▶ **Problem requirements**
All the data should be repeated exactly. Any image in it is left out.

▶ **Supplied data**
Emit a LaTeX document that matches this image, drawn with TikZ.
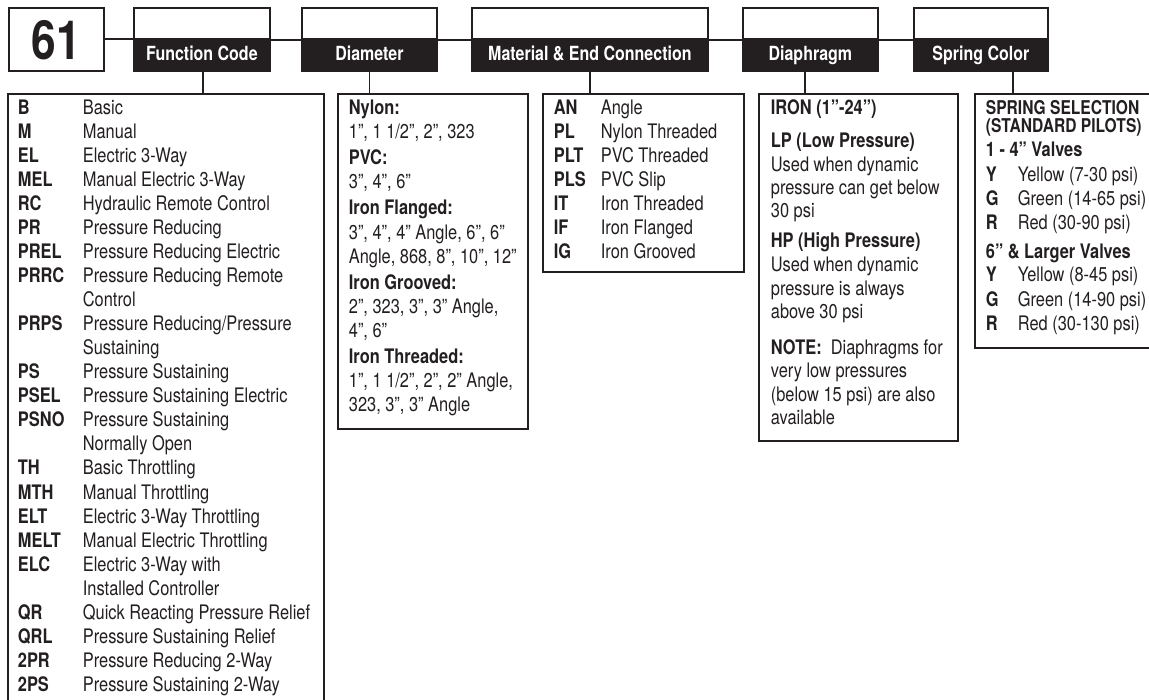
\documentclass[tikz,border=0pt]{standalone}
\usepackage{fontspec}
\IfFontExistsTF{Liberation Sans Narrow}{\setmainfont{Liberation Sans Narrow}}{\setmainfont{TeX Gyre Heros}[FakeStretch=0.82]}
\definecolor{ink}{HTML}{231F20}
\begin{document}
\begin{tikzpicture}[x=1pt,y=-1pt,line width=1.8pt,
  frame/.style={draw=ink,anchor=north west,inner sep=0pt,minimum width=#1},
  hdrtop/.style={draw=ink,fill=white,anchor=north west,inner sep=0pt,minimum width=#1,minimum height=31},
  hdrband/.style={draw=ink,fill=ink,anchor=north west,inner sep=0pt,minimum width=#1,minimum height=32,
    text=white,font=\fontsize{19.5}{19.5}\selectfont\bfseries,text height=10.5pt,text depth=0pt},
  body/.style={anchor=base west,inner sep=0pt,text=ink,font=\fontsize{20}{24}\selectfont},
  bcode/.style={anchor=base west,inner sep=0pt,text=ink,font=\fontsize{20}{24}\selectfont\bfseries},
  link/.style={draw=ink,line width=1.8pt}]
\useasboundingbox (0,0) rectangle (1149,700);

% big code box
\node[draw=ink,anchor=north west,inner sep=0pt,minimum width=95,minimum height=63,
  font=\fontsize{54}{54}\selectfont\bfseries,text=ink,text height=40pt,text depth=0pt] (n61) at (8,7) {61};

% header boxes
\node[hdrtop=136] (fctop) at (133,7) {};
\node[hdrband=136] (fcband) at (133,38) {Function Code};
\node[hdrtop=135] (dmtop) at (301,7) {};
\node[hdrband=135] (dmband) at (301,38) {Diameter};
\node[hdrtop=236] (mttop) at (471,7) {};
\node[hdrband=236] (mtband) at (471,38) {Material \& End Connection};
\node[hdrtop=135] (dptop) at (742,7) {};
\node[hdrband=135] (dpband) at (742,38) {Diaphragm};
\node[hdrtop=134] (sptop) at (913,7) {};
\node[hdrband=134] (spband) at (913,38) {Spring Color};

% list boxes
\node[frame=316,minimum height=607] (fcbox) at (7,93) {};
\node[frame=190,minimum height=335] (dmbox) at (337,93) {};
\node[frame=201,minimum height=178] (mtbox) at (542,93) {};
\node[frame=199,minimum height=347] (dpbox) at (758,93) {};
\node[frame=190,minimum height=254] (spbox) at (974,93) {};

% connectors between headers
\draw[link] (n61.east) -- (n61.east -| fctop.west);
\draw[link] (fctop.south east) -- (dmtop.south west);
\draw[link] (dmtop.south east) -- (mttop.south west);
\draw[link] (mttop.south east) -- (dptop.south west);
\draw[link] (dptop.south east) -- (sptop.south west);

% connectors down to the lists
\draw[link] ([xshift=1pt]fcband.south) -- ([xshift=1pt]fcband.south |- fcbox.north);
\draw[link] (dmband.south) -- (dmband.south |- dmbox.north);
\draw[link] (mtband.south) -- (mtband.south |- mtbox.north);
\draw[link] ([xshift=-5.5pt]dpband.south) -- ([xshift=-5.5pt]dpband.south |- dpbox.north);
\draw[link] ([xshift=32pt]spband.south) -- ([xshift=32pt]spband.south |- spbox.north);

% function codes
\foreach \c/\d [count=\i] in {B/Basic, M/Manual, EL/Electric 3-Way, MEL/Manual Electric 3-Way,
  RC/Hydraulic Remote Control, PR/Pressure Reducing, PREL/Pressure Reducing Electric,
  PRRC/Pressure Reducing Remote, /Control, PRPS/{Pressure Reducing/Pressure}, /Sustaining,
  PS/Pressure Sustaining, PSEL/Pressure Sustaining Electric, PSNO/Pressure Sustaining,
  /Normally Open, TH/Basic Throttling, MTH/Manual Throttling, ELT/Electric 3-Way Throttling,
  MELT/Manual Electric Throttling, ELC/Electric 3-Way with, /Installed Controller,
  QR/Quick Reacting Pressure Relief, QRL/Pressure Sustaining Relief,
  2PR/Pressure Reducing 2-Way, 2PS/Pressure Sustaining 2-Way} {
  \node[bcode] (fcc\i) at (17,{115+24*(\i-1)}) {\c};
  \node[body] (fcd\i) at (82,{115+24*(\i-1)}) {\d};
}

% diameter
\node[bcode] (dm1) at (348,115) {Nylon:};
\node[body] (dm2) at (348,139) {1”, 1 1/2”, 2”, 323};
\node[bcode] (dm3) at (348,165) {PVC:};
\node[body] (dm4) at (348,189) {3”, 4”, 6”};
\node[bcode] (dm5) at (348,215) {Iron Flanged:};
\node[body] (dm6) at (348,240) {3”, 4”, 4” Angle, 6”, 6”};
\node[body] (dm7) at (348,264) {Angle, 868, 8”, 10”, 12”};
\node[bcode] (dm8) at (348,290) {Iron Grooved:};
\node[body] (dm9) at (348,314) {2”, 323, 3”, 3” Angle,};
\node[body] (dm10) at (348,338) {4”, 6”};
\node[bcode] (dm11) at (348,364) {Iron Threaded:};
\node[body] (dm12) at (348,388) {1”, 1 1/2”, 2”, 2” Angle,};
\node[body] (dm13) at (348,412) {323, 3”, 3” Angle};

% material
\foreach \c/\d [count=\i] in {AN/Angle, PL/Nylon Threaded, PLT/PVC Threaded, PLS/PVC Slip,
  IT/Iron Threaded, IF/Iron Flanged, IG/Iron Grooved} {
  \node[bcode] (mtc\i) at (553,{115+24*(\i-1)}) {\c};
  \node[body] (mtd\i) at (600,{115+24*(\i-1)}) {\d};
}

% diaphragm
\node[bcode] (dp1) at (770,115) {IRON (1”-24”)};
\node[bcode] (dp2) at (770,148) {LP (Low Pressure)};
\node[body] (dp3) at (770,172) {Used when dynamic};
\node[body] (dp4) at (770,195) {pressure can get below};
\node[body] (dp5) at (770,218) {30 psi};
\node[bcode] (dp6) at (770,248) {HP (High Pressure)};
\node[body] (dp7) at (770,272) {Used when dynamic};
\node[body] (dp8) at (770,296) {pressure is always};
\node[body] (dp9) at (770,319) {above 30 psi};
\node[body] (dp10) at (770,355) {\textbf{NOTE:}\ \ Diaphragms for};
\node[body] (dp11) at (770,378) {very low pressures};
\node[body] (dp12) at (770,402) {(below 15 psi) are also};
\node[body] (dp13) at (770,425) {available};

% spring
\node[bcode,font=\fontsize{19}{24}\selectfont\bfseries] (sp1) at (985,115) {SPRING SELECTION};
\node[bcode,font=\fontsize{19}{24}\selectfont\bfseries] (sp2) at (985,133) {(STANDARD PILOTS)};
\node[bcode] (sp3) at (985,157) {1 - 4” Valves};
\node[bcode] (sp4) at (985,259) {6” \& Larger Valves};
\foreach \c/\d/\y [count=\i] in {Y/Yellow (7-30 psi)/182, G/Green (14-65 psi)/206, R/Red (30-90 psi)/230,
  Y/Yellow (8-45 psi)/282, G/Green (14-90 psi)/307, R/Red (30-130 psi)/331} {
  \node[bcode] (spc\i) at (985,\y) {\c};
  \node[body] (spd\i) at (1017,\y) {\d};
}
\end{tikzpicture}
\end{document}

▶ **The response**
Emit a LaTeX document that matches this image, drawn with TikZ.
\documentclass[tikz,border=0pt]{standalone}
\usepackage{fontspec}
\IfFontExistsTF{Liberation Sans Narrow}{\setmainfont{Liberation Sans Narrow}}{\setmainfont{TeX Gyre Heros}[FakeStretch=0.82]}
\definecolor{ink}{HTML}{231F20}
\begin{document}
\begin{tikzpicture}[x=1pt,y=-1pt,line width=1.8pt,
  frame/.style={draw=ink,anchor=north west,inner sep=0pt,minimum width=#1},
  hdrtop/.style={draw=ink,fill=white,anchor=north west,inner sep=0pt,minimum width=#1,minimum height=31},
  hdrband/.style={draw=ink,fill=ink,anchor=north west,inner sep=0pt,minimum width=#1,minimum height=32,
    text=white,font=\fontsize{19.5}{19.5}\selectfont\bfseries,text height=10.5pt,text depth=0pt},
  body/.style={anchor=base west,inner sep=0pt,text=ink,font=\fontsize{20}{24}\selectfont},
  bcode/.style={anchor=base west,inner sep=0pt,text=ink,font=\fontsize{20}{24}\selectfont\bfseries},
  link/.style={draw=ink,line width=1.8pt}]
\useasboundingbox (0,0) rectangle (1149,700);

% big code box
\node[draw=ink,anchor=north west,inner sep=0pt,minimum width=95,minimum height=63,
  font=\fontsize{54}{54}\selectfont\bfseries,text=ink,text height=40pt,text depth=0pt] (n61) at (8,7) {61};

% header boxes
\node[hdrtop=136] (fctop) at (133,7) {};
\node[hdrband=136] (fcband) at (133,38) {Function Code};
\node[hdrtop=135] (dmtop) at (301,7) {};
\node[hdrband=135] (dmband) at (301,38) {Diameter};
\node[hdrtop=236] (mttop) at (471,7) {};
\node[hdrband=236] (mtband) at (471,38) {Material \& End Connection};
\node[hdrtop=135] (dptop) at (742,7) {};
\node[hdrband=135] (dpband) at (742,38) {Diaphragm};
\node[hdrtop=134] (sptop) at (913,7) {};
\node[hdrband=134] (spband) at (913,38) {Spring Color};

% list boxes
\node[frame=316,minimum height=607] (fcbox) at (7,93) {};
\node[frame=190,minimum height=335] (dmbox) at (337,93) {};
\node[frame=201,minimum height=178] (mtbox) at (542,93) {};
\node[frame=199,minimum height=347] (dpbox) at (758,93) {};
\node[frame=190,minimum height=254] (spbox) at (974,93) {};

% connectors between headers
\draw[link] (n61.east) -- (n61.east -| fctop.west);
\draw[link] (fctop.south east) -- (dmtop.south west);
\draw[link] (dmtop.south east) -- (mttop.south west);
\draw[link] (mttop.south east) -- (dptop.south west);
\draw[link] (dptop.south east) -- (sptop.south west);

% connectors down to the lists
\draw[link] ([xshift=1pt]fcband.south) -- ([xshift=1pt]fcband.south |- fcbox.north);
\draw[link] (dmband.south) -- (dmband.south |- dmbox.north);
\draw[link] (mtband.south) -- (mtband.south |- mtbox.north);
\draw[link] ([xshift=-5.5pt]dpband.south) -- ([xshift=-5.5pt]dpband.south |- dpbox.north);
\draw[link] ([xshift=32pt]spband.south) -- ([xshift=32pt]spband.south |- spbox.north);

% function codes
\foreach \c/\d [count=\i] in {B/Basic, M/Manual, EL/Electric 3-Way, MEL/Manual Electric 3-Way,
  RC/Hydraulic Remote Control, PR/Pressure Reducing, PREL/Pressure Reducing Electric,
  PRRC/Pressure Reducing Remote, /Control, PRPS/{Pressure Reducing/Pressure}, /Sustaining,
  PS/Pressure Sustaining, PSEL/Pressure Sustaining Electric, PSNO/Pressure Sustaining,
  /Normally Open, TH/Basic Throttling, MTH/Manual Throttling, ELT/Electric 3-Way Throttling,
  MELT/Manual Electric Throttling, ELC/Electric 3-Way with, /Installed Controller,
  QR/Quick Reacting Pressure Relief, QRL/Pressure Sustaining Relief,
  2PR/Pressure Reducing 2-Way, 2PS/Pressure Sustaining 2-Way} {
  \node[bcode] (fcc\i) at (17,{115+24*(\i-1)}) {\c};
  \node[body] (fcd\i) at (82,{115+24*(\i-1)}) {\d};
}

% diameter
\node[bcode] (dm1) at (348,115) {Nylon:};
\node[body] (dm2) at (348,139) {1”, 1 1/2”, 2”, 323};
\node[bcode] (dm3) at (348,165) {PVC:};
\node[body] (dm4) at (348,189) {3”, 4”, 6”};
\node[bcode] (dm5) at (348,215) {Iron Flanged:};
\node[body] (dm6) at (348,240) {3”, 4”, 4” Angle, 6”, 6”};
\node[body] (dm7) at (348,264) {Angle, 868, 8”, 10”, 12”};
\node[bcode] (dm8) at (348,290) {Iron Grooved:};
\node[body] (dm9) at (348,314) {2”, 323, 3”, 3” Angle,};
\node[body] (dm10) at (348,338) {4”, 6”};
\node[bcode] (dm11) at (348,364) {Iron Threaded:};
\node[body] (dm12) at (348,388) {1”, 1 1/2”, 2”, 2” Angle,};
\node[body] (dm13) at (348,412) {323, 3”, 3” Angle};

% material
\foreach \c/\d [count=\i] in {AN/Angle, PL/Nylon Threaded, PLT/PVC Threaded, PLS/PVC Slip,
  IT/Iron Threaded, IF/Iron Flanged, IG/Iron Grooved} {
  \node[bcode] (mtc\i) at (553,{115+24*(\i-1)}) {\c};
  \node[body] (mtd\i) at (600,{115+24*(\i-1)}) {\d};
}

% diaphragm
\node[bcode] (dp1) at (770,115) {IRON (1”-24”)};
\node[bcode] (dp2) at (770,148) {LP (Low Pressure)};
\node[body] (dp3) at (770,172) {Used when dynamic};
\node[body] (dp4) at (770,195) {pressure can get below};
\node[body] (dp5) at (770,218) {30 psi};
\node[bcode] (dp6) at (770,248) {HP (High Pressure)};
\node[body] (dp7) at (770,272) {Used when dynamic};
\node[body] (dp8) at (770,296) {pressure is always};
\node[body] (dp9) at (770,319) {above 30 psi};
\node[body] (dp10) at (770,355) {\textbf{NOTE:}\ \ Diaphragms for};
\node[body] (dp11) at (770,378) {very low pressures};
\node[body] (dp12) at (770,402) {(below 15 psi) are also};
\node[body] (dp13) at (770,425) {available};

% spring
\node[bcode,font=\fontsize{19}{24}\selectfont\bfseries] (sp1) at (985,115) {SPRING SELECTION};
\node[bcode,font=\fontsize{19}{24}\selectfont\bfseries] (sp2) at (985,133) {(STANDARD PILOTS)};
\node[bcode] (sp3) at (985,157) {1 - 4” Valves};
\node[bcode] (sp4) at (985,259) {6” \& Larger Valves};
\foreach \c/\d/\y [count=\i] in {Y/Yellow (7-30 psi)/182, G/Green (14-65 psi)/206, R/Red (30-90 psi)/230,
  Y/Yellow (8-45 psi)/282, G/Green (14-90 psi)/307, R/Red (30-130 psi)/331} {
  \node[bcode] (spc\i) at (985,\y) {\c};
  \node[body] (spd\i) at (1017,\y) {\d};
}
\end{tikzpicture}
\end{document}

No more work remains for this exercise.